The New Incivility : "Playing With Fire"
THERE IS A YAWNING LEGAL AND MORAL GAP between First Amendment–protected activity, no matter how angry and boisterous, and a true mob.
That the mainstream media pretends otherwise doesn’t make it any less true. In the last few days, the media has rationalized and minimized genuinely menacing, troubling left-wing mob action.
Screaming protesters picketing on a sidewalk are in a fundamentally different position from screaming protesters who invade private property to chase a senator from his meal. Angry demonstrators chanting in front of the Supreme Court are different from people who break police cordons and pound on its doors. Handmaids silently mourning the birth of Gilead are not the same as men and women who disrupt Senate hearings and votes.
Legally protected protest is safe. It’s consistent with the best traditions of American dissent. It’s truly what “democracy looks like.” Mob action, by contrast, is dangerous. It creates imminent risk of personal harm. It’s designed to frighten and intimidate. There is no place for the mob in a constitutional republic.
It is a simple fact that prominent Democratic politicians and left-wing activists are making dangerous calls for direct action, and it’s a simple fact that #Resistance protesters are crossing dangerous lines. If leading members of the media cannot recognize the risks, then they deserve the public’s distrust. If Democrats keep stoking those fires, then they don’t deserve the public’s votes.

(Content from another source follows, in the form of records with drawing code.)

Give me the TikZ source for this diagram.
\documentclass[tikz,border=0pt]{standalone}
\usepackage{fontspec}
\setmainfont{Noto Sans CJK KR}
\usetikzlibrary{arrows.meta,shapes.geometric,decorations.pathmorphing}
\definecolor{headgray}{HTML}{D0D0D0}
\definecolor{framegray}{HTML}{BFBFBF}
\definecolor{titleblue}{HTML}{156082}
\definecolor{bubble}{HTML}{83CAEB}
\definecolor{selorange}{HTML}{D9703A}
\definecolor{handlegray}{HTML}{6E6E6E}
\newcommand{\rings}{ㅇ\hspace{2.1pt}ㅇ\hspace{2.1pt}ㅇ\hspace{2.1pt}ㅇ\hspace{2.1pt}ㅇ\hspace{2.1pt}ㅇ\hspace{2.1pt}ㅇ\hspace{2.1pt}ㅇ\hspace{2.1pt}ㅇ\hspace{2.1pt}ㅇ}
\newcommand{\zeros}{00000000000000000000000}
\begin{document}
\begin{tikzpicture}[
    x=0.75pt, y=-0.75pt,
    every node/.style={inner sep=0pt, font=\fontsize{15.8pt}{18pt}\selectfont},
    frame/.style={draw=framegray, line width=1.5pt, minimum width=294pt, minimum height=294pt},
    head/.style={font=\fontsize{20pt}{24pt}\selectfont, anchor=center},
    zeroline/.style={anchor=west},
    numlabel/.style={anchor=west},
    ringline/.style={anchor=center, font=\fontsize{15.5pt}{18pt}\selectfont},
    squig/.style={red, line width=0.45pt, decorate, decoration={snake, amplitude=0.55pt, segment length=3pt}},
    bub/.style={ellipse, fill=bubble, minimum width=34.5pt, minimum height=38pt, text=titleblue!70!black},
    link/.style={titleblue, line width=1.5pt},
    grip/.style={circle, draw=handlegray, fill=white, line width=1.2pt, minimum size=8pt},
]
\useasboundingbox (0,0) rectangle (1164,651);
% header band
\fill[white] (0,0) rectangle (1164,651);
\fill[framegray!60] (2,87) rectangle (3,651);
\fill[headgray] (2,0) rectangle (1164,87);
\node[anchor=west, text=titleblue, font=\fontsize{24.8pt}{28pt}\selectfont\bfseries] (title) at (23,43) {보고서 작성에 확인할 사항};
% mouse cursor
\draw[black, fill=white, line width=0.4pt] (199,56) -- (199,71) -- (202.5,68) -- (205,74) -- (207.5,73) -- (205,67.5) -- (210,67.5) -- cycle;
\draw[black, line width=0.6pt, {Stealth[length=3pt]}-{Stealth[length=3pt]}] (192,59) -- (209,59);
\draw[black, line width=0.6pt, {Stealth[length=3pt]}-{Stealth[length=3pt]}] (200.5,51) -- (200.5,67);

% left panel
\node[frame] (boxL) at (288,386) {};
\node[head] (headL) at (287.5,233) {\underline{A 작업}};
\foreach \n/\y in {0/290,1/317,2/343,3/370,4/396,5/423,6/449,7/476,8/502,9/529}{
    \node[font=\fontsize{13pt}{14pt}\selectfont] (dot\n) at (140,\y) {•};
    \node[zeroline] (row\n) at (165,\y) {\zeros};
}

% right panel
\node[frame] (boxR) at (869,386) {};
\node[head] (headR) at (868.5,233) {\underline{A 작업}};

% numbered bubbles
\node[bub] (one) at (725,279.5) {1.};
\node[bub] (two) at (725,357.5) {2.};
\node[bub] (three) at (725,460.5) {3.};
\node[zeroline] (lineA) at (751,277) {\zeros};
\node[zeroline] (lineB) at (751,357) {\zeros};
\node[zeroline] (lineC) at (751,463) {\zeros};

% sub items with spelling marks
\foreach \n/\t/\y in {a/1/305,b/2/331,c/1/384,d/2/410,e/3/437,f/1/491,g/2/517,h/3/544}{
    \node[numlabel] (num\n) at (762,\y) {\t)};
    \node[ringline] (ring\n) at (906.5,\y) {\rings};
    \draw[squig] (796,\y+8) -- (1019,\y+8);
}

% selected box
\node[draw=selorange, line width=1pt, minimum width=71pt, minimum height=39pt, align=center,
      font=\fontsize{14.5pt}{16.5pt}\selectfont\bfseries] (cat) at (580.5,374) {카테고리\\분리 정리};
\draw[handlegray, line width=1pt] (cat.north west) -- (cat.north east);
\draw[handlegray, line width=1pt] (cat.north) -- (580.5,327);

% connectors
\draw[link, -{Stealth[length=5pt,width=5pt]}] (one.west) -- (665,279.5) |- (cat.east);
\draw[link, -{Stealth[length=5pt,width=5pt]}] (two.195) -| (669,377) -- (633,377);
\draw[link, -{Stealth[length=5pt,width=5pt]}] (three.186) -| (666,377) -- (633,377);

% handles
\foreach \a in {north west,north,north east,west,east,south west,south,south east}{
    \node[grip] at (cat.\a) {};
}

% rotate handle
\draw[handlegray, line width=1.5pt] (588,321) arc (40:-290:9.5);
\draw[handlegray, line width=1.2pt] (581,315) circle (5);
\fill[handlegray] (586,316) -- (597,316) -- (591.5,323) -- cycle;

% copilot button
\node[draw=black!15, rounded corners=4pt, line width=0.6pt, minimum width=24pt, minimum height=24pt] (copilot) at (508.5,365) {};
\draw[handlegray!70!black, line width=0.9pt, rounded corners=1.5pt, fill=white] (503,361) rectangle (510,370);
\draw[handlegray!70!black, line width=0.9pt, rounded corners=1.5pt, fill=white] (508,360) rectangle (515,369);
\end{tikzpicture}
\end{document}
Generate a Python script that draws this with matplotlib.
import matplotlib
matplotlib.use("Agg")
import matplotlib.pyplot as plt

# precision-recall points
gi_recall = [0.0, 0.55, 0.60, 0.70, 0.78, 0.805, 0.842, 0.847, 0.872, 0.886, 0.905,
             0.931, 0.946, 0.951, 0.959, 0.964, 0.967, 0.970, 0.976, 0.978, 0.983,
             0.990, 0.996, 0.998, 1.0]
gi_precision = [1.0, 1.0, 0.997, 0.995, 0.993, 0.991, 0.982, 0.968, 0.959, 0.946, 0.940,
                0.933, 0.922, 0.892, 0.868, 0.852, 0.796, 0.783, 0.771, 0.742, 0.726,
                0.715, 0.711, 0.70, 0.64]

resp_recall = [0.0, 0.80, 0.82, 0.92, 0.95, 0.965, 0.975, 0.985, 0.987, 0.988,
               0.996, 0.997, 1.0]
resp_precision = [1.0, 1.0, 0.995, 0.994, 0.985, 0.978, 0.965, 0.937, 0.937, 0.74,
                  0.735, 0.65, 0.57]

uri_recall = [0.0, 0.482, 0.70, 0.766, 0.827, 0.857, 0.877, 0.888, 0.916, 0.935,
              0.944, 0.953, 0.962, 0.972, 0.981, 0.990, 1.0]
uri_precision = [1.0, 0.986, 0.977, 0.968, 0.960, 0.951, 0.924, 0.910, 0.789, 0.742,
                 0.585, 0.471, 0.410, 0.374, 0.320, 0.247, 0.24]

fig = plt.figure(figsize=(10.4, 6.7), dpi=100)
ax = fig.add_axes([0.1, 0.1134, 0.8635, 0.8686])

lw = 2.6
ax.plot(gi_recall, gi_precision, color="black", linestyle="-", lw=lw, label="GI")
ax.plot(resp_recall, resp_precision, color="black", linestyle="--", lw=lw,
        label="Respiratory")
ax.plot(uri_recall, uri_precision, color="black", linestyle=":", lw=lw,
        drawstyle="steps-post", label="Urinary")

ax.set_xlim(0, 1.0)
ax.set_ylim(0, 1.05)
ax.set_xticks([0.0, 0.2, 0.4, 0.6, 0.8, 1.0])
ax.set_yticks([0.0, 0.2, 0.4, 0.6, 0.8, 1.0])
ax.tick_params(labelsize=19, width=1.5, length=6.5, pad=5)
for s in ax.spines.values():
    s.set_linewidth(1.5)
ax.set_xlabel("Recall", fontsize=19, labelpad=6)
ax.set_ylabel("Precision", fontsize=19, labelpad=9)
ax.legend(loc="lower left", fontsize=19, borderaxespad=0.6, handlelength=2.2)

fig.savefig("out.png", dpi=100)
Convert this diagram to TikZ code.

It’s time for Democrats — and members of the media — to dial back the rhetoric. It’s time to stop excusing, rationalizing, and minimizing behavior that is dangerous, menacing, and threatening. When public disorder threatens, and when we’re one wayward shove or impulsive shot from a truly ugly moment, it’s imperative for the people who aspire to lead to shed their preferred narratives and unite behind a single, common idea: Dissent, yes. Mobs, no.